Enhanced piezocatalytic activity of BiFeO3 hollow spheres with surface iodine-grafting

[Display omitted] •BiFeO3-Ix hollow spheres with surface iodine-grafting were fabricated.•The existence of abundant active site was derived from the hollow structure.•A surface local electric field and regulated band structure were induced by iodine-grafting.•BiFeO3-I2 exhibited the highest efficiency on removal of bisphenol A.•The possible piezocatalytic mechanism was carefully proposed. The insufficient active sites, low separation efficiency of free carriers and poor capacity to generate active free radicals are limitations of asymmetrical BiFeO3 in piezocatalysis.
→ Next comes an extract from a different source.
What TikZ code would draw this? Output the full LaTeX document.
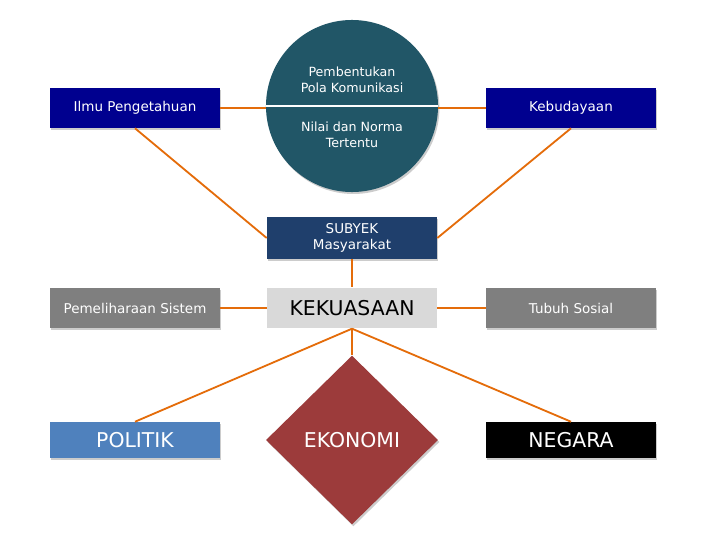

To address these issues, BiFeO3 hollow nanospheres with exposed abundant catalytic active sites were fabricated via a solvothermal method for the first time. In addition, surface iodine-grafting was introduced, resulting in a local electric field and the conduction band potential of BiFeO3 closer to the O2/·O2– redox potential (-0.33 eV). It facilitated charge transmission and active species generation to remove bisphenol A under ultrasonic vibration. Thus, the iodine-grafted BiFeO3 hollow nanospheres could completely degrade 20 mL bisphenol A (10 ppm) within 60 min with a relatively fast rate constant of 0.153 min−1, which was 4.5 times higher than that of un-grafted BiFeO3. This work provides a feasible approach to construct efficient piezocatalysts for industrial wastewater purification.